Given exercise:
Exactly retype the lines from the top of the data through the line containing "45.4, 45.475, 45.475];", leaving out every picture.

======== Dataset extract ========

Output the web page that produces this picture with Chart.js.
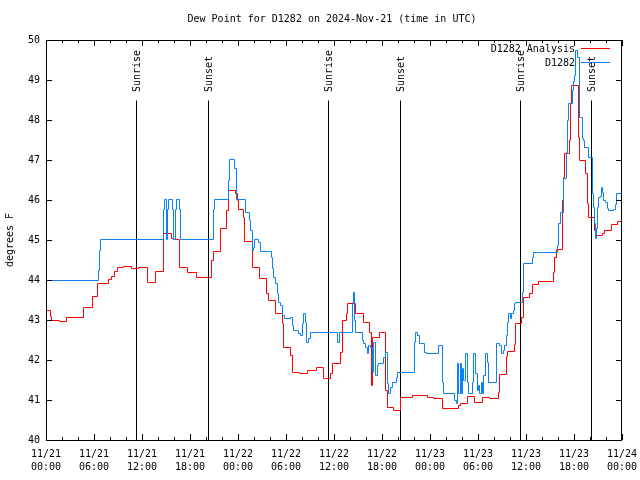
<!DOCTYPE html>
<html>
<head>
<meta charset="utf-8">
<script src="https://cdn.jsdelivr.net/npm/chart.js@4.4.1/dist/chart.umd.min.js"></script>
<style>
  html, body { margin: 0; padding: 0; background: #fff; }
  canvas { display: block; }
</style>
</head>
<body>
<canvas id="dewPoint" width="640" height="480"></canvas>
<script>
// hours since 11/21 00:00 UTC, dew point in deg F (step data)
const analysisHours = [0, 0.5, 0.625, 1.625, 2.5, 4.625, 5.75, 6.375, 7.75, 8.125, 8.5, 8.875, 9.625, 10.625, 11.5,
    12.625, 13.625, 14.625, 15.625, 15.875, 16.625, 17.625, 18.75, 20.625, 20.875, 21.75, 22.5, 22.75, 23.625, 23.875,
    24, 24.625, 24.75, 25.75, 26.625, 27.5, 27.75, 28.625, 29.5, 29.625, 30.5, 30.75, 31.625, 32.625, 33.75, 34.625,
    35.5, 35.75, 36.75, 37, 37.5, 37.625, 38.625, 39.625, 40.375, 40.625, 40.75, 41.625, 42.375, 42.625, 43.375,
    44.25, 45.75, 47.625, 48.375, 49.5, 51.5, 51.75, 52.625, 53.5, 54.5, 55.375, 56.5, 56.625, 57.5, 57.625, 58.5,
    58.625, 59.375, 59.625, 60.375, 60.75, 61.5, 63.375, 63.5, 63.75, 64.5, 64.625, 64.75, 65.375, 65.5, 65.625,
    66.5, 66.625, 67.375, 67.625, 67.75, 68.5, 68.625, 69.5, 69.75, 70.625, 71.375, 72];
const analysisValues = [43.25, 43.1, 43.0, 42.975, 43.075, 43.325, 43.6, 43.925, 44.025, 44.1, 44.225, 44.325, 44.35, 44.3, 44.325,
    43.95, 44.225, 45.175, 45.05, 45.025, 44.325, 44.2, 44.075, 44.5, 44.725, 45.3, 45.75, 46.25, 46.175, 46.0,
    45.775, 45.575, 44.975, 44.325, 44.05, 43.675, 43.5, 43.175, 42.925, 42.325, 42.125, 41.7, 41.675, 41.75, 41.825, 41.55,
    41.675, 41.925, 42.2, 43.0, 43.175, 43.425, 43.175, 42.95, 42.7, 41.375, 42.575, 42.7, 41.25, 40.825, 40.75,
    41.075, 41.125, 41.075, 41.05, 40.8, 40.875, 40.925, 41.1, 40.95, 41.075, 41.05, 41.2, 41.65, 42.1, 42.225, 42.4,
    42.925, 43.075, 43.575, 43.675, 43.9, 43.975, 44.2, 44.575, 44.775, 46.0, 46.575, 47.175, 47.5, 48.425, 48.875,
    47.575, 47.0, 46.675, 45.925, 45.575, 45.25, 45.125, 45.175, 45.25, 45.4, 45.475, 45.475];

const stationHours = [0, 6.5, 6.625, 6.75, 14.625, 14.75, 15, 15.125, 15.25, 15.75, 15.875, 16.125, 16.25, 16.625, 16.75,
    20.875, 21, 22.75, 22.875, 23.5, 23.75, 24.875, 25.375, 25.5, 25.75, 25.875, 26, 26.5, 26.75, 28.125, 28.25,
    28.375, 28.625, 28.875, 29, 29.25, 29.5, 29.75, 30.5, 30.75, 30.875, 31.5, 31.75, 32, 32.125, 32.375, 32.5,
    32.75, 33, 36.375, 36.625, 38.25, 38.375, 38.5, 38.625, 39.5, 39.625, 39.875, 40.125, 40.25, 40.5, 40.75,
    40.875, 41.125, 41.375, 41.5, 42.125, 42.375, 42.625, 42.75, 43, 43.25, 43.75, 43.875, 46, 46.125, 46.375,
    46.625, 47.25, 47.5, 49, 49.5, 49.625, 51, 51.25, 51.375, 51.5, 51.75, 51.875, 52, 52.125, 52.375, 52.625,
    52.75, 53.25, 53.375, 53.625, 53.875, 54, 54.125, 54.375, 54.5, 54.625, 54.875, 55.125, 55.25, 56.25, 56.625,
    56.875, 57.125, 57.25, 57.5, 57.625, 57.75, 58, 58.125, 58.375, 58.5, 58.625, 59.5, 59.625, 60.75, 60.875,
    63.875, 64, 64.25, 64.625, 65, 65.125, 65.25, 65.75, 65.875, 66, 66.125, 66.375, 66.625, 67, 67.125, 67.25,
    67.75, 68.25, 68.375, 68.5, 68.625, 68.75, 68.875, 69, 69.25, 69.375, 69.5, 69.625, 69.875, 70.125, 70.25,
    70.875, 71.125, 71.25, 72];
const stationValues = [44.0, 44.25, 44.75, 45.025, 45.775, 46.025, 45.025, 45.775, 46.025, 45.775, 45.025, 45.775, 46.025, 45.775, 45.025,
    45.775, 46.025, 46.5, 47.025, 46.8, 46.025, 45.7, 45.5, 45.25, 44.75, 44.825, 45.025, 44.95, 44.725, 44.575, 44.3,
    44.075, 43.925, 43.675, 43.45, 43.375, 43.125, 43.05, 43.075, 42.875, 42.75, 42.675, 42.625, 42.925, 43.175, 42.95, 42.45,
    42.55, 42.7, 42.45, 42.7, 43.45, 43.7, 43.0, 42.7, 42.5, 42.425, 42.325, 42.175, 42.375, 42.325, 41.7,
    42.45, 41.625, 41.875, 41.925, 42.075, 42.2, 41.425, 41.175, 41.325, 41.45, 41.575, 41.7, 42.45, 42.7, 42.625,
    42.425, 42.2, 42.175, 42.375, 41.45, 41.175, 41.0, 40.925, 41.925, 41.175, 41.925, 41.175, 41.8, 41.5, 42.175, 41.45,
    41.175, 41.45, 42.175, 41.675, 41.25, 41.375, 41.175, 41.45, 41.175, 41.625, 42.175, 41.95, 41.45, 42.425, 42.375,
    42.175, 42.25, 42.375, 42.625, 42.95, 43.175, 43.05, 43.175, 43.25, 43.425, 43.45, 43.7, 44.425, 44.575, 44.7,
    44.875, 45.425, 45.7, 46.55, 47.2, 48.0, 48.425, 48.75, 48.975, 49.125, 49.75, 49.575, 48.075, 47.55, 47.5, 47.325,
    47.075, 46.175, 45.825, 45.425, 45.05, 45.3, 45.825, 46.075, 46.1, 46.325, 46.2, 46.0, 45.95, 45.8, 45.75,
    45.775, 45.9, 46.175, 46.175];

const sunHours = [11.25, 20.25, 35.25, 44.25, 59.25, 68.125];
const sunLabels = ['Sunrise', 'Sunset', 'Sunrise', 'Sunset', 'Sunrise', 'Sunset'];
const sunLineTop = 48.5;

const tickDays = ['11/21', '11/21', '11/21', '11/21', '11/22', '11/22', '11/22', '11/22', '11/23', '11/23', '11/23', '11/23', '11/24'];
const tickTimes = ['00:00', '06:00', '12:00', '18:00', '00:00', '06:00', '12:00', '18:00', '00:00', '06:00', '12:00', '18:00', '00:00'];

const FONT = '"DejaVu Sans Mono", "Liberation Mono", monospace';
const RED = '#ff0000';
const BLUE = '#0a80f5';

const toPoints = (hours, values) => hours.map((h, i) => ({ x: h, y: values[i] }));

let datasets = [{
    label: 'D1282',
    data: toPoints(stationHours, stationValues),
    borderColor: BLUE,
    borderWidth: 1,
    pointRadius: 0,
    stepped: true,
    order: 0
}, {
    label: 'D1282 Analysis',
    data: toPoints(analysisHours, analysisValues),
    borderColor: RED,
    borderWidth: 1,
    pointRadius: 0,
    stepped: true,
    order: 1
}].concat(sunHours.map((h, i) => {
    return {
        label: sunLabels[i],
        data: [{ x: h, y: 40 }, { x: h, y: sunLineTop }],
        borderColor: '#000',
        borderWidth: 1,
        pointRadius: 0,
        order: 2
    };
}));

// crisp 1px lines like gnuplot
const halfPixel = {
    id: 'halfPixel',
    beforeDatasetsDraw(chart) { chart.ctx.save(); chart.ctx.translate(0.5, 0.5); },
    afterDatasetsDraw(chart) { chart.ctx.restore(); }
};

const decorations = {
    id: 'decorations',
    afterDraw(chart) {
        const ctx = chart.ctx;
        const area = chart.chartArea;
        const x = chart.scales.x, y = chart.scales.y;

        ctx.save();
        ctx.strokeStyle = '#000';
        ctx.lineWidth = 1;

        // frame
        ctx.strokeRect(Math.round(area.left) + 0.5, Math.round(area.top) + 0.5,
            Math.round(area.right - area.left) - 1, Math.round(area.bottom - area.top));

        // inward tick marks
        ctx.beginPath();
        for (let h = 0; h <= 72; h += 2) {
            let px = Math.round(x.getPixelForValue(h)) + 0.5;
            let len = h % 6 === 0 ? 6 : 3;
            ctx.moveTo(px, area.bottom);
            ctx.lineTo(px, area.bottom - len);
            ctx.moveTo(px, area.top);
            ctx.lineTo(px, area.top + len);
        }
        for (let v = 40; v <= 50; v++) {
            let py = Math.round(y.getPixelForValue(v)) + 0.5;
            ctx.moveTo(area.left, py);
            ctx.lineTo(area.left + 6, py);
            ctx.moveTo(area.right, py);
            ctx.lineTo(area.right - 6, py);
        }
        ctx.stroke();

        ctx.fillStyle = '#000';
        ctx.font = '10px ' + FONT;

        // title
        ctx.textAlign = 'center';
        ctx.textBaseline = 'middle';
        ctx.fillText('Dew Point for D1282 on 2024-Nov-21 (time in UTC)', (area.left + area.right) / 2 - 2, 19);

        // sunrise / sunset labels
        sunHours.forEach((h, i) => {
            let px = x.getPixelForValue(h) + 1.5;
            let py = y.getPixelForValue(sunLineTop) - 8;
            ctx.save();
            ctx.translate(px, py);
            ctx.rotate(-Math.PI / 2);
            ctx.textAlign = 'left';
            ctx.textBaseline = 'middle';
            ctx.fillText(sunLabels[i], 0, 0);
            ctx.restore();
        });

        // legend, gnuplot style: text then sample
        [['D1282 Analysis', RED, 49], ['D1282', BLUE, 63]].forEach(([text, color, ly]) => {
            ctx.textAlign = 'right';
            ctx.textBaseline = 'middle';
            ctx.fillStyle = '#000';
            ctx.fillText(text, 575, ly);
            ctx.strokeStyle = color;
            ctx.beginPath();
            ctx.moveTo(581, ly - 0.5);
            ctx.lineTo(610, ly - 0.5);
            ctx.stroke();
        });

        ctx.restore();
    }
};

new Chart(document.getElementById('dewPoint'), {
    type: 'line',
    data: { datasets: datasets },
    options: {
        responsive: false,
        animation: false,
        devicePixelRatio: 1,
        layout: { padding: { top: 40, right: 18, left: 0, bottom: 0 } },
        elements: { line: { tension: 0 } },
        plugins: {
            legend: { display: false },
            title: { display: false },
            tooltip: { enabled: false }
        },
        scales: {
            x: {
                type: 'linear',
                min: 0,
                max: 72,
                grid: { display: false, drawTicks: false },
                border: { display: false },
                ticks: {
                    stepSize: 6,
                    padding: 8,
                    maxRotation: 0,
                    autoSkip: false,
                    color: '#000',
                    font: { family: FONT, size: 10, lineHeight: 1.3 },
                    callback: value => [tickDays[value / 6], tickTimes[value / 6]]
                },
                afterFit: scale => {
                    scale.height = 40;
                    scale.paddingLeft = 0;
                    scale.paddingRight = 0;
                }
            },
            y: {
                min: 40,
                max: 50,
                grid: { display: false, drawTicks: false },
                border: { display: false },
                ticks: {
                    stepSize: 1,
                    padding: 6,
                    color: '#000',
                    font: { family: FONT, size: 10 }
                },
                title: {
                    display: true,
                    text: 'degrees F',
                    color: '#000',
                    font: { family: FONT, size: 10 }
                },
                afterFit: scale => {
                    scale.width = 46;
                    scale.paddingTop = 0;
                    scale.paddingBottom = 0;
                }
            }
        }
    },
    plugins: [halfPixel, decorations]
});
</script>
</body>
</html>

========

Solution to this problem:
Output the web page that produces this picture with Chart.js.
<!DOCTYPE html>
<html>
<head>
<meta charset="utf-8">
<script src="https://cdn.jsdelivr.net/npm/chart.js@4.4.1/dist/chart.umd.min.js"></script>
<style>
  html, body { margin: 0; padding: 0; background: #fff; }
  canvas { display: block; }
</style>
</head>
<body>
<canvas id="dewPoint" width="640" height="480"></canvas>
<script>
// hours since 11/21 00:00 UTC, dew point in deg F (step data)
const analysisHours = [0, 0.5, 0.625, 1.625, 2.5, 4.625, 5.75, 6.375, 7.75, 8.125, 8.5, 8.875, 9.625, 10.625, 11.5,
    12.625, 13.625, 14.625, 15.625, 15.875, 16.625, 17.625, 18.75, 20.625, 20.875, 21.75, 22.5, 22.75, 23.625, 23.875,
    24, 24.625, 24.75, 25.75, 26.625, 27.5, 27.75, 28.625, 29.5, 29.625, 30.5, 30.75, 31.625, 32.625, 33.75, 34.625,
    35.5, 35.75, 36.75, 37, 37.5, 37.625, 38.625, 39.625, 40.375, 40.625, 40.75, 41.625, 42.375, 42.625, 43.375,
    44.25, 45.75, 47.625, 48.375, 49.5, 51.5, 51.75, 52.625, 53.5, 54.5, 55.375, 56.5, 56.625, 57.5, 57.625, 58.5,
    58.625, 59.375, 59.625, 60.375, 60.75, 61.5, 63.375, 63.5, 63.75, 64.5, 64.625, 64.75, 65.375, 65.5, 65.625,
    66.5, 66.625, 67.375, 67.625, 67.75, 68.5, 68.625, 69.5, 69.75, 70.625, 71.375, 72];
const analysisValues = [43.25, 43.1, 43.0, 42.975, 43.075, 43.325, 43.6, 43.925, 44.025, 44.1, 44.225, 44.325, 44.35, 44.3, 44.325,
    43.95, 44.225, 45.175, 45.05, 45.025, 44.325, 44.2, 44.075, 44.5, 44.725, 45.3, 45.75, 46.25, 46.175, 46.0,
    45.775, 45.575, 44.975, 44.325, 44.05, 43.675, 43.5, 43.175, 42.925, 42.325, 42.125, 41.7, 41.675, 41.75, 41.825, 41.55,
    41.675, 41.925, 42.2, 43.0, 43.175, 43.425, 43.175, 42.95, 42.7, 41.375, 42.575, 42.7, 41.25, 40.825, 40.75,
    41.075, 41.125, 41.075, 41.05, 40.8, 40.875, 40.925, 41.1, 40.95, 41.075, 41.05, 41.2, 41.65, 42.1, 42.225, 42.4,
    42.925, 43.075, 43.575, 43.675, 43.9, 43.975, 44.2, 44.575, 44.775, 46.0, 46.575, 47.175, 47.5, 48.425, 48.875,
    47.575, 47.0, 46.675, 45.925, 45.575, 45.25, 45.125, 45.175, 45.25, 45.4, 45.475, 45.475];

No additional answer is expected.